New Partnership Audit Rules Amended by the Consolidated Appropriations Act, 2018
Beyond its federal funding provisions, the Consolidated Appropriations Act, 2018 (“Act”), signed into law on March 23rd, also contains a number of much-needed technical corrections to the centralized partnership audit regime enacted under the Bipartisan Budget Act of 2015. The new audit procedures are effective for partnerships (including LLCs taxed as partnerships) with tax years beginning on or after January 1, 2018. For a general discussion of the new audit procedures see our prior article, Considerations for Modifying Partnership Agreements and LLC Operating Agreements in the Wake of the New Centralized Audit Regime.
First, the Act clarifies the scope of the centralized partnership audit rules by eliminating references to adjustments of partnership income, gain, loss deduction, or credit. Instead, the Act applies the centralized partnership audit rules more broadly to all “partnership-related items,” defined as any item or amount with respect to the partnership which is relevant in determining the income tax liability of any person. This includes items that may not appear on the partnership’s tax return, including a partner’s basis in his or her partnership interest, the partnership’s basis in its assets, and a partner’s share of partnership liabilities.
The Act also clarifies items to which the centralized partnership audit rules generally do not apply. For example, these rules do not apply to audits relating to taxes on self-employment income, tax on net investment income, withholding tax on nonresident alien individuals or foreign corporation, and withholding tax for certain foreign accounts. However, partnership-related adjustments to income taxes can affect the amount of these tax liabilities and lead to additional assessments of such other types of taxes.
Additionally, the Act clarifies the requirements for reviewed-year partners (those partners who held an interest in the partnership during the year under examination) filing amended returns, and presents an alternative “pull-in procedure,” that accomplishes a similar result without the need for partners to file amended returns. Under the pull-in procedure, reviewed-year partners pay the tax that would be due with amended returns and provide the IRS with information necessary to show that the tax was correctly computed and paid. The partners must also make binding changes to their tax attributes for later years. However, in general, the pull-in procedure does not require the participation of all of the partnership’s reviewed-year partners.
Lastly, the Act clarifies procedures for netting items in determining imputed underpayments. Items of different character, i.e. capital or ordinary, are not netted together in determining the amount of the imputed underpayment. Rather, the imputed underpayment is determined by netting partnership adjustment items for the reviewed year and applying the highest rate of tax in effect for the reviewed year. When determining partners’ distributive shares, like items are separately netted.

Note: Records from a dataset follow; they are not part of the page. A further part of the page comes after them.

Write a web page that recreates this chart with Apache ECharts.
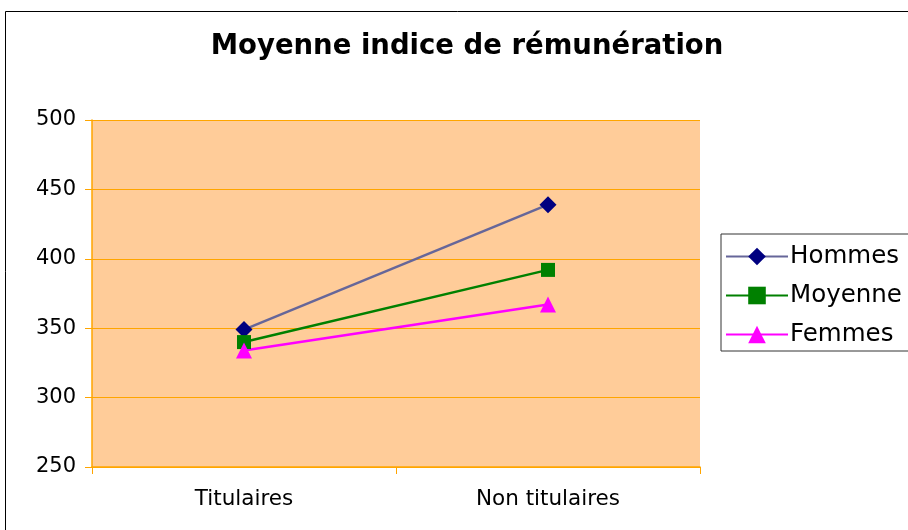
<!DOCTYPE html>
<html>
<head>
<meta charset="utf-8">
<script src="https://cdn.jsdelivr.net/npm/echarts@6/dist/echarts.min.js"></script>
<style>
  html, body { margin: 0; padding: 0; background: #fff; }
  #main { width: 908px; height: 530px; }
</style>
</head>
<body>
<div id="main"></div>
<script>
// data
var categories = ['Titulaires', 'Non titulaires']
var hommes = [349, 439]
var moyenne = [340, 392]
var femmes = [334, 367]
var yTicks = [250, 300, 350, 400, 450, 500]

var myChart = echarts.init(document.getElementById('main'))
var font = 'DejaVu Sans, Verdana, sans-serif'

var option = {
  backgroundColor: '#fff',
  animation: false,
  title: {
    text: 'Moyenne indice de rémunération',
    left: 462,
    textAlign: 'center',
    top: 28,
    textStyle: { fontFamily: font, fontSize: 27.5, fontWeight: 'bold', color: '#000' }
  },
  graphic: [
    {
      type: 'rect',
      shape: { x: 5.5, y: 11.5, width: 920, height: 540 },
      style: { fill: 'none', stroke: '#000', lineWidth: 1 },
      silent: true
    }
  ],
  legend: {
    orient: 'vertical',
    left: 721,
    top: 234,
    padding: [10, 12, 4, 4],
    itemGap: 14,
    itemWidth: 62,
    itemHeight: 22,
    borderColor: '#333',
    borderWidth: 1,
    textStyle: { fontFamily: font, fontSize: 24.5, color: '#000', padding: [0, 0, 0, -3] },
    data: ['Hommes', 'Moyenne', 'Femmes']
  },
  grid: { left: 92, top: 120, width: 608, height: 347 },
  xAxis: {
    type: 'category',
    data: categories,
    boundaryGap: true,
    axisLine: { lineStyle: { color: '#FFA500', width: 1.5 } },
    axisTick: { show: true, length: 7, lineStyle: { color: '#FFA500' } },
    axisLabel: { fontFamily: font, fontSize: 21.5, color: '#000', margin: 21 }
  },
  yAxis: {
    type: 'value',
    min: yTicks[0],
    max: yTicks[yTicks.length - 1],
    interval: 50,
    axisLine: { show: true, lineStyle: { color: '#FFA500', width: 1.5 } },
    axisTick: { show: true, length: 7, lineStyle: { color: '#FFA500' } },
    axisLabel: { fontFamily: font, fontSize: 21, color: '#000', margin: 16 },
    splitLine: { show: true, lineStyle: { color: '#FFA500', width: 1 } },
    splitArea: { show: true, areaStyle: { color: ['#FFCC99', '#FFCC99'] } }
  },
  series: [
    {
      name: 'Hommes',
      type: 'line',
      data: hommes,
      symbol: 'diamond',
      symbolSize: 17,
      lineStyle: { color: '#666699', width: 2.5 },
      itemStyle: { color: '#000080' }
    },
    {
      name: 'Moyenne',
      type: 'line',
      data: moyenne,
      symbol: 'rect',
      symbolSize: 14,
      lineStyle: { color: '#008000', width: 2.5 },
      itemStyle: { color: '#008000' }
    },
    {
      name: 'Femmes',
      type: 'line',
      data: femmes,
      symbol: 'triangle',
      symbolSize: 16,
      lineStyle: { color: '#FF00FF', width: 2.5 },
      itemStyle: { color: '#FF00FF' }
    }
  ]
}
myChart.setOption(option)
</script>
</body>
</html>
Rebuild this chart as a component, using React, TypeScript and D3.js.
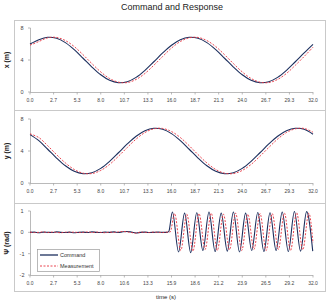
import React from 'react'
import * as d3 from 'd3'

// time base for the two position panels (s)
const posTime = [0, 1, 2, 3, 4, 5, 6, 7, 8, 9, 10, 11, 12, 13, 14, 15, 16, 17, 18, 19, 20, 21, 22, 23, 24, 25, 26, 27, 28, 29, 30, 31, 32]

const xCommand = [6.0, 6.54, 6.84, 6.71, 6.17, 5.29, 4.22, 3.12, 2.15, 1.46, 1.16, 1.29, 1.83, 2.71, 3.78, 4.88, 5.85, 6.54, 6.84, 6.71, 6.17, 5.29, 4.22, 3.12, 2.15, 1.46, 1.16, 1.29, 1.83, 2.71, 3.78, 4.88, 5.95]
const xMeasured = [5.85, 6.31, 6.77, 6.82, 6.43, 5.68, 4.66, 3.55, 2.51, 1.69, 1.23, 1.18, 1.57, 2.32, 3.34, 4.44, 5.49, 6.31, 6.77, 6.82, 6.43, 5.68, 4.66, 3.55, 2.51, 1.69, 1.23, 1.18, 1.57, 2.32, 3.34, 4.44, 5.6]

const yCommand = [6.05, 5.29, 4.22, 3.12, 2.15, 1.46, 1.16, 1.29, 1.83, 2.71, 3.78, 4.88, 5.85, 6.54, 6.84, 6.71, 6.17, 5.29, 4.22, 3.12, 2.15, 1.46, 1.16, 1.29, 1.83, 2.71, 3.78, 4.88, 5.85, 6.54, 6.84, 6.71, 6.1]
const yMeasured = [6.15, 5.68, 4.66, 3.55, 2.51, 1.69, 1.23, 1.18, 1.57, 2.32, 3.34, 4.44, 5.49, 6.31, 6.77, 6.82, 6.43, 5.68, 4.66, 3.55, 2.51, 1.69, 1.23, 1.18, 1.57, 2.32, 3.34, 4.44, 5.49, 6.31, 6.77, 6.82, 6.35]

// heading: time stamps and values, flat hold then oscillation
const psiCmdTime = [0, 0.5, 1, 1.5, 2, 2.5, 3, 3.5, 4, 4.5, 5, 5.5, 6, 6.5, 7, 7.5, 8, 8.5, 9, 9.5, 10, 10.5, 11, 11.5, 12, 12.5, 13, 13.5, 14, 14.5, 15, 15.5,
  15.7, 16.1, 16.8, 17.48, 18.17, 18.86, 19.55, 20.24, 20.93, 21.62, 22.31, 23.0, 23.69, 24.38, 25.07, 25.76, 26.45, 27.14, 27.83, 28.52, 29.21, 29.9, 30.59, 31.28, 31.97]
const psiCmd = [0.0, 0.01, -0.02, 0.01, 0.0, -0.01, 0.02, 0.0, -0.01, 0.01, -0.02, 0.0, 0.01, -0.01, 0.02, 0.0, -0.01, 0.01, 0.0, 0.02, -0.01, 0.03, 0.04, 0.01, -0.03, 0.0, 0.01, -0.01, 0.0, 0.01, 0.0, 0.0,
  0.05, 0.95, -0.92, 0.9, -0.95, 0.92, -0.85, 0.95, -0.9, 0.9, -0.88, 0.95, -0.92, 0.9, -0.85, 0.93, -0.9, 0.92, -0.85, 0.95, -0.9, 0.98, -0.88, 0.97, -0.88]

const psiMeasTime = [0, 0.5, 1, 1.5, 2, 2.5, 3, 3.5, 4, 4.5, 5, 5.5, 6, 6.5, 7, 7.5, 8, 8.5, 9, 9.5, 10, 10.5, 11, 11.5, 12, 12.5, 13, 13.5, 14, 14.5, 15, 15.5,
  15.85, 16.35, 17.05, 17.73, 18.42, 19.11, 19.8, 20.49, 21.18, 21.87, 22.56, 23.25, 23.94, 24.63, 25.32, 26.01, 26.7, 27.39, 28.08, 28.77, 29.46, 30.15, 30.84, 31.53, 32.0]
const psiMeas = [0.01, -0.01, 0.0, 0.02, -0.01, 0.01, 0.0, -0.02, 0.01, 0.0, 0.01, -0.01, 0.0, 0.02, -0.01, 0.01, 0.0, -0.02, 0.01, 0.0, 0.02, 0.04, 0.02, -0.01, -0.04, 0.01, 0.0, -0.01, 0.01, 0.0, -0.01, 0.01,
  0.02, 0.88, -0.85, 0.85, -0.88, 0.88, -0.8, 0.9, -0.85, 0.85, -0.82, 0.9, -0.85, 0.85, -0.8, 0.88, -0.85, 0.88, -0.8, 0.9, -0.85, 0.92, -0.82, 0.9, -0.5]

const timeTicks = ['0.0', '2.7', '5.3', '8.0', '10.7', '13.3', '16.0', '18.7', '21.3', '24.0', '26.7', '29.3', '32.0']
const psiTimeTicks = ['0.0', '2.7', '5.3', '8.0', '10.6', '13.3', '15.9', '18.6', '21.2', '23.9', '26.5', '29.2', '32.0']
const posTicks = [0, 4, 8]
const psiTicks = [-2, -1, 0, 1]

const FONT = "Arial, 'Liberation Sans', sans-serif"
const CMD_COLOR = '#1c2f5e'
const MEAS_COLOR = '#e8303c'

const x = d3.scaleLinear().domain([0, 32]).range([30, 313])

type Panel = {
  top: number
  bottom: number
  y: d3.ScaleLinear<number, number>
  yTicks: number[]
  xLabels: string[]
  title: string
  cmd: [number, number][]
  meas: [number, number][]
  curve: d3.CurveFactory
}

const zip = (t: number[], v: number[]) => t.map((d, i) => [d, v[i]] as [number, number])

const panels: Panel[] = [
  { top: 20, bottom: 110, y: d3.scaleLinear().domain([0, 8]).range([92, 28]), yTicks: posTicks, xLabels: timeTicks, title: 'x (m)', cmd: zip(posTime, xCommand), meas: zip(posTime, xMeasured), curve: d3.curveCatmullRom },
  { top: 110, bottom: 203, y: d3.scaleLinear().domain([0, 8]).range([183, 119]), yTicks: posTicks, xLabels: timeTicks, title: 'y (m)', cmd: zip(posTime, yCommand), meas: zip(posTime, yMeasured), curve: d3.curveCatmullRom },
  { top: 203, bottom: 291, y: d3.scaleLinear().domain([-2, 1]).range([275, 211]), yTicks: psiTicks, xLabels: psiTimeTicks, title: 'Ψ (rad)', cmd: zip(psiCmdTime, psiCmd), meas: zip(psiMeasTime, psiMeas), curve: d3.curveMonotoneX },
]

function ChartPanel({ p }: { p: Panel }) {
  const [y0, y1] = p.y.range()
  const line = d3.line<[number, number]>()
    .x(d => x(d[0]))
    .y(d => p.y(d[1]))
    .curve(p.curve)
  const tickStep = 32 / (p.xLabels.length - 1)
  return (
    <g>
      <rect x={14.5} y={p.top + 0.5} width={311} height={p.bottom - p.top} fill="#fff" stroke="#c9c9c9" />
      {/* y axis */}
      <line x1={30.5} x2={30.5} y1={y1} y2={y0} stroke="#a8a8a8" strokeWidth={0.8} />
      {p.yTicks.map(t => (
        <g key={t}>
          <line x1={28} x2={30.5} y1={p.y(t)} y2={p.y(t)} stroke="#a8a8a8" strokeWidth={0.8} />
          <text x={22} y={p.y(t)} dy="0.35em" textAnchor="middle" fontSize={5.5} fill="#444" fontFamily={FONT}>{t}</text>
        </g>
      ))}
      {/* x axis */}
      <line x1={30} x2={313} y1={y0 + 0.5} y2={y0 + 0.5} stroke="#a8a8a8" strokeWidth={0.8} />
      {p.xLabels.map((lbl, i) => (
        <g key={i}>
          <line x1={x(i * tickStep)} x2={x(i * tickStep)} y1={y0} y2={y0 + 2.5} stroke="#a8a8a8" strokeWidth={0.8} />
          <text x={x(i * tickStep)} y={y0 + 10} textAnchor="middle" fontSize={5} fill="#444" fontFamily={FONT}>{lbl}</text>
        </g>
      ))}
      <text transform={`translate(7,${(y0 + y1) / 2}) rotate(-90)`} textAnchor="middle" dominantBaseline="middle" fontSize={7} fontWeight="bold" fill="#222" fontFamily={FONT}>{p.title}</text>
      <path d={line(p.cmd) ?? ''} fill="none" stroke={CMD_COLOR} strokeWidth={1.1} />
      <path d={line(p.meas) ?? ''} fill="none" stroke={MEAS_COLOR} strokeWidth={0.9} strokeDasharray="2,1.5" />
    </g>
  )
}

export default function App() {
  return (
    <svg width={329} height={302} style={{ position: 'absolute', left: 0, top: 0, background: '#fff' }}>
      <text x={172} y={10} textAnchor="middle" fontSize={9} fill="#222" fontFamily={FONT}>Command and Response</text>
      {panels.map((p, i) => <ChartPanel key={i} p={p} />)}
      {/* legend */}
      <g fontFamily={FONT} fontSize={5.5} fill="#333">
        <rect x={37.5} y={249.5} width={62} height={22} fill="#fff" stroke="#9a9a9a" strokeWidth={0.7} />
        <line x1={40} x2={58} y1={255} y2={255} stroke={CMD_COLOR} strokeWidth={1.3} />
        <text x={60} y={255} dy="0.35em">Command</text>
        <line x1={40} x2={58} y1={266} y2={266} stroke={MEAS_COLOR} strokeWidth={0.9} strokeDasharray="2,1.5" />
        <text x={60} y={266} dy="0.35em">Measurement</text>
      </g>
      <text x={166} y={299} textAnchor="middle" fontSize={6} fill="#222" fontFamily={FONT}>time (s)</text>
    </svg>
  )
}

The new centralized partnership audit regime enacted by the Bipartisan Budget Act of 2015 and amended by the Consolidated Appropriations Act, 2018, sets forth partnership audit procedures substantially different from those effective for years prior to 2018. If they haven’t already done so, partnerships and LLCs taxed as partnerships should consider amending their Partnership and Operating Agreements in order to account for these changes.